Toutefois, des questions sont curieusement absentes. Oubliées, non prises en compte, alors qu’il se pourrait bien qu’elles aient quelque importance pour aider à cerner le point de départ de ce rapport : la faiblesse constatée du cinéma français actuel. Celles par exemple qui touchent à la formation des professionnels. Qu’il s’agisse des scénaristes, des réalisateurs, des producteurs, des distributeurs ou exploitants, de tous ces « talents » qui concourent à la fabrication du cinéma français. Là-dessus, le rapport ne dit rien : d’où viennent-ils, quelle filière ont-ils suivie, comment sont-ils formés ou pas formés du tout… (...) Qu’est-ce qui fait que tant de films nous donnent le sentiment de ne venir de nulle part, de n’avoir aucun style, de méconnaître ou de se foutre complètement de ces questions pourtant essentielles: le style, le récit, la violence de l’écriture, la vérité des sentiments et de la mise en scène. Cette violence-là est nécessaire, c’est elle qui fait le prix du cinéma. Trop souvent, c’est le vide absolu, l’absence de passion, le désir mou. (...) Quelle est la place de cette économie culturelle, dans le grand Tout du cinéma français ? Qu’est-ce qui se transmet, ou qui ne se transmet plus ? Le grand absent du rapport, c’est peut-être le public. Ne faut-il pas repenser le Public ? Celui qui répond présent dans les salles.
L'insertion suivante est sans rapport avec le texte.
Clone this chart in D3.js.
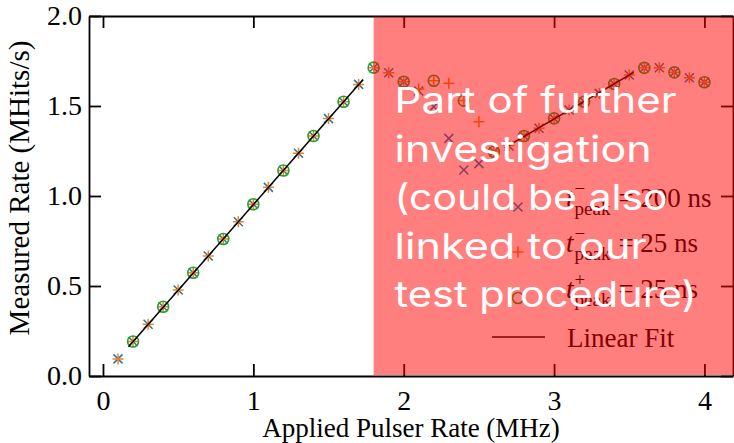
<!DOCTYPE html>
<meta charset="utf-8">
<style>

body { margin: 0; background: #fff; }

.axis text {
  font-family: "Liberation Serif", serif;
  font-size: 28px;
  fill: #000;
}

.axis path, .axis line {
  stroke: #000;
  stroke-width: 1.8px;
}

.fit {
  fill: none;
  stroke: #000;
  stroke-width: 1.5px;
}

.title, .legend text {
  font-family: "Liberation Serif", serif;
  font-size: 27px;
  fill: #000;
}

.note {
  font-family: Inter, sans-serif;
  font-size: 36px;
  fill: #fff;
}

</style>
<body>

<script src="https://cdn.jsdelivr.net/npm/d3@7"></script>
<script>

// applied pulser rate (MHz)
var pulserRate = [0.1, 0.2, 0.3, 0.4, 0.5, 0.6, 0.7, 0.8, 0.9, 1.0,
                  1.1, 1.2, 1.3, 1.4, 1.5, 1.6, 1.7, 1.8, 1.9, 2.0,
                  2.1, 2.2, 2.3, 2.4, 2.5, 2.6, 2.7, 2.8, 2.9, 3.0,
                  3.1, 3.2, 3.3, 3.4, 3.5, 3.6, 3.7, 3.8, 3.9, 4.0];

// measured rate (MHits/s), t_peak^- = 200 ns
var rateMinus200 = [0.095, 0.192, 0.287, 0.385, 0.478, 0.574, 0.667, 0.761, 0.857, 0.954,
                    1.048, 1.142, 1.237, 1.333, 1.430, 1.524, 1.620, 1.713, 1.685, 1.635,
                    1.583, 1.496, 1.320, 1.144, 1.180, 1.246, 1.278, 1.333, 1.376, 1.431,
                    1.478, 1.524, 1.570, 1.622, 1.672, 1.712, 1.713, 1.687, 1.657, 1.632];

// t_peak^- = 25 ns
var rateMinus25 = [0.095, 0.192, 0.287, 0.385, 0.478, 0.574, 0.667, 0.761, 0.857, 0.954,
                   1.048, 1.142, 1.237, 1.333, 1.430, 1.524, 1.620, 1.713, 1.685, 1.635,
                   1.595, 1.640, 1.626, 1.530, 1.413, 1.250, 1.280, 1.333, 1.376, 1.431,
                   1.478, 1.524, 1.570, 1.622, 1.672, 1.712, 1.713, 1.687, 1.657, 1.632];

// t_peak^+ = 25 ns (every second rate)
var pulserRatePlus = [0.2, 0.4, 0.6, 0.8, 1.0, 1.2, 1.4, 1.6, 1.8, 2.0,
                      2.2, 2.4, 2.6, 2.8, 3.0, 3.2, 3.4, 3.6, 3.8, 4.0];
var ratePlus25 = [0.192, 0.385, 0.574, 0.761, 0.954, 1.142, 1.333, 1.524, 1.713, 1.635,
                  1.640, 1.530, 1.246, 1.333, 1.431, 1.524, 1.622, 1.712, 1.687, 1.632];

// linear fits: start / end
var fitFrom = [0.17, 2.67];
var fitTo = [1.73, 3.53];
var fitFromRate = [0.162, 1.267];
var fitToRate = [1.647, 1.687];

var xTicks = [0, 1, 2, 3, 4];
var yTicks = [0, 0.5, 1, 1.5, 2];

var legendSign = ["\u2212", "\u2212", "+"];
var legendValue = ["= 200 ns", "= 25 ns", "= 25 ns"];

var highlightFrom = 1.8;
var noteLines = ["Part of further", "investigation", "(could be also", "linked to our", "test procedure)"];

var colors = ["#1f77b4", "#ff7f0e", "#2ca02c"];

var margin = {top: 16, right: 1, bottom: 67, left: 89},
    width = 734 - margin.left - margin.right,
    height = 443 - margin.top - margin.bottom;

var x = d3.scaleLinear().domain([-0.093, 4.19]).range([0, width]);
var y = d3.scaleLinear().domain([0, 2]).range([height, 0]);

var svg = d3.select("body").append("svg")
    .attr("width", width + margin.left + margin.right)
    .attr("height", height + margin.top + margin.bottom)
  .append("g")
    .attr("transform", "translate(" + margin.left + "," + margin.top + ")");

// marker shapes
function crossPath(s) { return "M" + -s + "," + -s + "L" + s + "," + s + "M" + -s + "," + s + "L" + s + "," + -s; }
function plusPath(s) { return "M" + -s + ",0H" + s + "M0," + -s + "V" + s; }

function drawSeries(xs, ys, kind, color) {
  var pts = svg.append("g").selectAll("path")
    .data(d3.zip(xs, ys))
    .enter();
  if (kind === "circle") {
    pts.append("circle")
        .attr("cx", function(d) { return x(d[0]); })
        .attr("cy", function(d) { return y(d[1]); })
        .attr("r", 5.5)
        .attr("fill", "none")
        .attr("stroke", color)
        .attr("stroke-width", 1.6);
  } else {
    pts.append("path")
        .attr("transform", function(d) { return "translate(" + x(d[0]) + "," + y(d[1]) + ")"; })
        .attr("d", kind === "cross" ? crossPath(4.5) : plusPath(5.5))
        .attr("fill", "none")
        .attr("stroke", color)
        .attr("stroke-width", 1.5);
  }
}

drawSeries(pulserRate, rateMinus200, "cross", colors[0]);
drawSeries(pulserRate, rateMinus25, "plus", colors[1]);
drawSeries(pulserRatePlus, ratePlus25, "circle", colors[2]);

// linear fits
svg.append("g").selectAll("line")
    .data(d3.range(fitFrom.length))
    .enter().append("line")
    .attr("class", "fit")
    .attr("x1", function(i) { return x(fitFrom[i]); })
    .attr("y1", function(i) { return y(fitFromRate[i]); })
    .attr("x2", function(i) { return x(fitTo[i]); })
    .attr("y2", function(i) { return y(fitToRate[i]); });

// axes, ticks pointing inward on all four sides
svg.append("g")
    .attr("class", "axis")
    .attr("transform", "translate(0," + height + ")")
    .call(d3.axisBottom(x).tickValues(xTicks).tickFormat(d3.format("d"))
      .tickSizeInner(-12).tickSizeOuter(0).tickPadding(14));

svg.append("g")
    .attr("class", "axis")
    .call(d3.axisTop(x).tickValues(xTicks).tickFormat("")
      .tickSizeInner(-12).tickSizeOuter(0));

svg.append("g")
    .attr("class", "axis")
    .call(d3.axisLeft(y).tickValues(yTicks).tickFormat(d3.format(".1f"))
      .tickSizeInner(-12).tickSizeOuter(0).tickPadding(7));

svg.append("g")
    .attr("class", "axis")
    .attr("transform", "translate(" + width + ",0)")
    .call(d3.axisRight(y).tickValues(yTicks).tickFormat("")
      .tickSizeInner(-12).tickSizeOuter(0));

svg.append("text")
    .attr("class", "title")
    .attr("text-anchor", "middle")
    .attr("x", width / 2)
    .attr("y", height + 61)
    .text("Applied Pulser Rate (MHz)");

svg.append("text")
    .attr("class", "title")
    .attr("text-anchor", "middle")
    .style("font-size", "29px")
    .attr("transform", "translate(-60," + (height / 2 - 8) + ") rotate(-90)")
    .text("Measured Rate (MHits/s)");

// legend
var legend = svg.append("g").attr("class", "legend");
var rowY = [191, 236, 282];
var kinds = ["cross", "plus", "circle"];
kinds.forEach(function(k, i) {
  if (k === "circle") {
    legend.append("circle").attr("cx", 429).attr("cy", rowY[i]).attr("r", 5.5)
        .attr("fill", "none").attr("stroke", colors[i]).attr("stroke-width", 1.6);
  } else {
    legend.append("path")
        .attr("transform", "translate(429," + rowY[i] + ")")
        .attr("d", k === "cross" ? crossPath(4.5) : plusPath(5.5))
        .attr("fill", "none").attr("stroke", colors[i]).attr("stroke-width", 1.5);
  }
  var t = legend.append("text").attr("x", 477).attr("y", rowY[i])
      .style("font-style", "italic").text("t");
  var tx = 477 + t.node().getComputedTextLength() + 1;
  legend.append("text").attr("x", tx).attr("y", rowY[i] - 12)
      .style("font-size", "19px").text(legendSign[i]);
  var sub = legend.append("text").attr("x", tx).attr("y", rowY[i] + 8)
      .style("font-size", "19px").text("peak");
  legend.append("text")
      .attr("x", tx + sub.node().getComputedTextLength() + 8)
      .attr("y", rowY[i])
      .text(legendValue[i]);
});
legend.append("line")
    .attr("class", "fit")
    .attr("x1", 403).attr("x2", 456)
    .attr("y1", 321).attr("y2", 321);
legend.append("text").attr("x", 478).attr("y", 331).text("Linear Fit");

// highlighted region overlay
svg.append("rect")
    .attr("x", x(highlightFrom))
    .attr("y", 1)
    .attr("width", width + margin.right - x(highlightFrom))
    .attr("height", height - 2)
    .attr("fill", "red")
    .attr("fill-opacity", 0.5);

var noteWidths = [282, 257, 273, 252, 302];
svg.append("g").selectAll("text")
    .data(noteLines)
    .enter().append("text")
    .attr("class", "note")
    .attr("x", x(highlightFrom) + 21)
    .attr("y", function(d, i) { return 97 + i * 48.5; })
    .attr("textLength", function(d, i) { return noteWidths[i]; })
    .attr("lengthAdjust", "spacingAndGlyphs")
    .text(function(d) { return d; });

</script>
</body>
</html>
Mais aussi l’autre, celui qui les a désertées (mais qui continue à voir des films sur d’autres supports : DVD, VOD, Internet). Ou encore cet autre public, invisible, qui ne manifeste plus aucun intérêt, sauf exception, envers les films d’où qu’ils viennent, et quel qu’en soit le support. Ce public qui a tiré un trait, peut-être définitif sur le cinéma, tout particulièrement le cinéma français. Il faudrait en parler, s’interroger, s’en inquiéter. Mémoire, formation, culture, reconquête des publics. Et cette terrible idée d’un monde sans le cinéma, qui se profile… Certes, il est très important de réviser ou de réparer les mécanismes du Fonds de soutien, pour atteindre à un meilleur équilibre. Avec les conséquences positives que cela pourrait avoir sur la santé et la qualité des films français. Mais à trop vouloir réformer le système dans son ensemble, et à ne le penser que de l’intérieur de lui-même, on en vient à oublier certains aspects souvent cruciaux, qui mettent les choses dans une perspective plus large.
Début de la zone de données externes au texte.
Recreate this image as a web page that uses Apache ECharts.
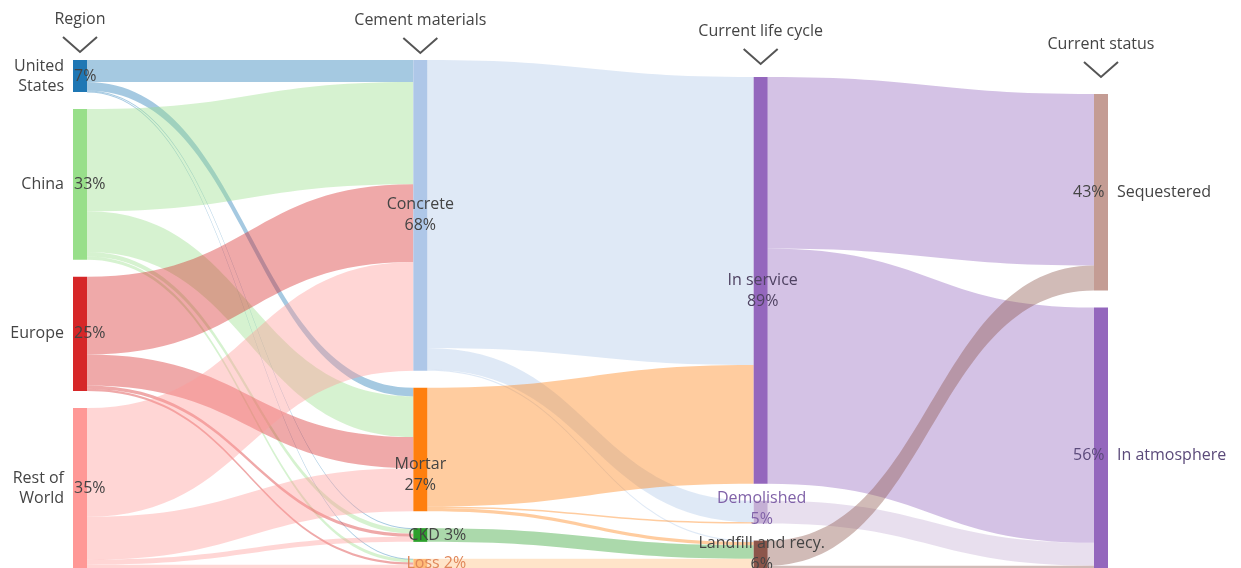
<!DOCTYPE html>
<html>
<head>
<meta charset="utf-8">
<script src="https://cdn.jsdelivr.net/npm/echarts@6/dist/echarts.min.js"></script>
<style>
  html, body { margin: 0; padding: 0; background: #fff; }
  #chart { width: 1241px; height: 568px; }
</style>
</head>
<body>
<div id="chart"></div>
<script>
// columns of the diagram
var columnTitles = ['Region', 'Cement materials', 'Current life cycle', 'Current status'];

var regions = ['United States', 'China', 'Europe', 'Rest of World'];
var regionNames = ['United\nStates', 'China', 'Europe', 'Rest of\nWorld'];
var regionShares = ['7%', '33%', '25%', '35%'];

var materials = ['Concrete', 'Mortar', 'CKD', 'Loss'];
var materialShares = ['68%', '27%', '3%', '2%'];

var lifeCycles = ['In service', 'Demolished', 'Landfill and recy.'];
var lifeShares = ['89%', '5%', '6%'];

var statuses = ['Sequestered', 'In atmosphere'];
var statusShares = ['43%', '56%'];

// flows, in % of total; rows = source, columns = target
var regionToMaterial = [
  [4.8, 1.9, 0.2, 0.1],
  [22.4, 8.9, 1.0, 0.7],
  [17.0, 6.8, 0.7, 0.5],
  [23.8, 9.4, 1.1, 0.7]
];
var materialToLife = [
  [63.0, 4.7, 0.3],
  [26.0, 0.3, 0.7],
  [0, 0, 3.0],
  [0, 0, 2.0]
];
var lifeToStatus = [
  [37.5, 51.5],
  [0, 5.0],
  [5.5, 0.5]
];

var nodeColors = {
  'United States': '#1f77b4', 'China': '#98df8a', 'Europe': '#d62728', 'Rest of World': '#ff9896',
  'Concrete': '#aec7e8', 'Mortar': '#ff7f0e', 'CKD': '#2ca02c', 'Loss': '#ffbb78',
  'In service': '#9467bd', 'Demolished': '#c5b0d5', 'Landfill and recy.': '#8c564b',
  'Sequestered': '#c49c94', 'In atmosphere': '#9467bd'
};
var labelColors = {
  'Demolished': '#8062a8', 'Loss': '#e0875a', 'In atmosphere': '#5b4a7a', 'In service': '#4f4262'
};
var labelOffsets = {
  'Mortar': [0, 25], 'CKD': [17, 0], 'Loss': [16, 0],
  'In service': [2, 11], 'Demolished': [1, -3], 'Landfill and recy.': [1, 0],
  'Sequestered': [-21, 0], 'In atmosphere': [-21, 18]
};

var FONT = '"Open Sans", "Noto Sans", sans-serif';

var nodes = [];
function addNodes(names, shares, kind) {
  names.forEach(function (n, i) {
    var lbl;
    if (kind === 'region') {
      lbl = { position: 'insideLeft', distance: 1, formatter: shares[i] };
    } else if (kind === 'status') {
      lbl = { position: 'insideLeft', distance: 0, formatter: shares[i] + '   ' + n };
    } else if (n === 'CKD' || n === 'Loss') {
      lbl = { position: 'inside', formatter: n + ' ' + shares[i] };
    } else {
      lbl = { position: 'inside', formatter: n + '\n' + shares[i] };
    }
    lbl.offset = labelOffsets[n] || [0, 0];
    lbl.color = labelColors[n] || '#444';
    nodes.push({ name: n, itemStyle: { color: nodeColors[n] }, label: lbl });
  });
}
addNodes(regions, regionShares, 'region');
addNodes(materials, materialShares, 'mid');
addNodes(lifeCycles, lifeShares, 'mid');
addNodes(statuses, statusShares, 'status');

var links = [];
function addLinks(src, dst, table) {
  table.forEach(function (row, i) {
    row.forEach(function (v, j) {
      if (v > 0) links.push({ source: src[i], target: dst[j], value: v });
    });
  });
}
addLinks(regions, materials, regionToMaterial);
addLinks(materials, lifeCycles, materialToLife);
addLinks(lifeCycles, statuses, lifeToStatus);

var chart = echarts.init(document.getElementById('chart'));
chart.setOption({
  animation: false,
  textStyle: { fontFamily: FONT },
  series: [{
    type: 'sankey',
    left: 73,
    right: 133,
    top: 60,
    bottom: 0,
    nodeWidth: 14,
    nodeGap: 17,
    layoutIterations: 0,
    draggable: false,
    emphasis: { disabled: true },
    itemStyle: { borderWidth: 0 },
    lineStyle: { color: 'source', opacity: 0.4, curveness: 0.5 },
    label: { fontSize: 16, fontFamily: FONT, lineHeight: 21, color: '#444' },
    data: nodes,
    links: links
  }]
});

// columns sit on the bottom edge; headers, chevrons and region names follow the layout
var headerLift = [41, 40, 46, 50];
try {
  var seriesModel = chart.getModel().getSeriesByIndex(0);
  var box = seriesModel.layoutInfo;
  var data = seriesModel.getData();
  var colBottom = {};
  data.each(function (idx) {
    var l = data.getItemLayout(idx);
    colBottom[l.depth] = Math.max(colBottom[l.depth] || 0, l.y + l.dy);
  });
  var cols = {};
  var graphics = [];
  data.each(function (idx) {
    var l = data.getItemLayout(idx);
    var name = data.getName(idx);
    var d = l.depth;
    var y = l.y + (box.height - colBottom[d]);
    nodes[idx].localY = y / box.height;
    if (!cols[d] || y < cols[d].y) cols[d] = { y: y, x: l.x, dx: l.dx };
    var ri = regions.indexOf(name);
    if (ri >= 0) {
      graphics.push({
        type: 'text',
        x: box.x + l.x - 9,
        y: box.y + y + l.dy / 2,
        style: {
          text: regionNames[ri], fill: '#444', font: '16px ' + FONT,
          align: 'right', verticalAlign: 'middle', lineHeight: 20
        }
      });
    }
  });
  Object.keys(cols).forEach(function (d) {
    var c = cols[d];
    var cx = box.x + c.x + c.dx / 2;
    var top = box.y + c.y;
    graphics.push({
      type: 'text', x: cx, y: top - headerLift[d],
      style: { text: columnTitles[d], fill: '#444', font: '16px ' + FONT, align: 'center', verticalAlign: 'middle' }
    });
    graphics.push({
      type: 'polyline',
      shape: { points: [[cx - 17, top - headerLift[d] + 18], [cx, top - headerLift[d] + 33], [cx + 17, top - headerLift[d] + 18]] },
      style: { stroke: '#555', lineWidth: 2, fill: null }
    });
  });
  chart.setOption({ series: [{ data: nodes }], graphic: graphics });
} catch (e) {
  console.error(e);
}
</script>
</body>
</html>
Réserves encore chez les distributeurs et producteurs, ainsi Michel Saint-Jean, producteur et distributeur, patron de Diaphana :
«Autant je trouve à ce rapport de grandes vertus pédagogiques, autant je n’aimerais pas qu’il soit mal interprété. Il s’abstient justement de tout manichéisme et insiste sur le caractère strictement politique des décisions à prendre pour rééquilibrer le financement des films. Il ne demande pas d’argent supplémentaire de l’Etat, ne désigne pas d’ennemis. C’est essentiel si on veut qu’un dialogue s’instaure. Notamment, il est important d’éviter toute caricature quand on parle de la télévision. A titre personnel, je n’ai jamais eu le moindre problème avec un diffuseur, notamment de service public, dès l’instant où il avait dit oui au projet.»
Reste à savoir si, à l'instar des dizaines de "Grenelles" créés ces derniers mois, cet appel restera sans suite, ou sera l'occasion d'une vraie introspective salvatrice pour le cinéma français.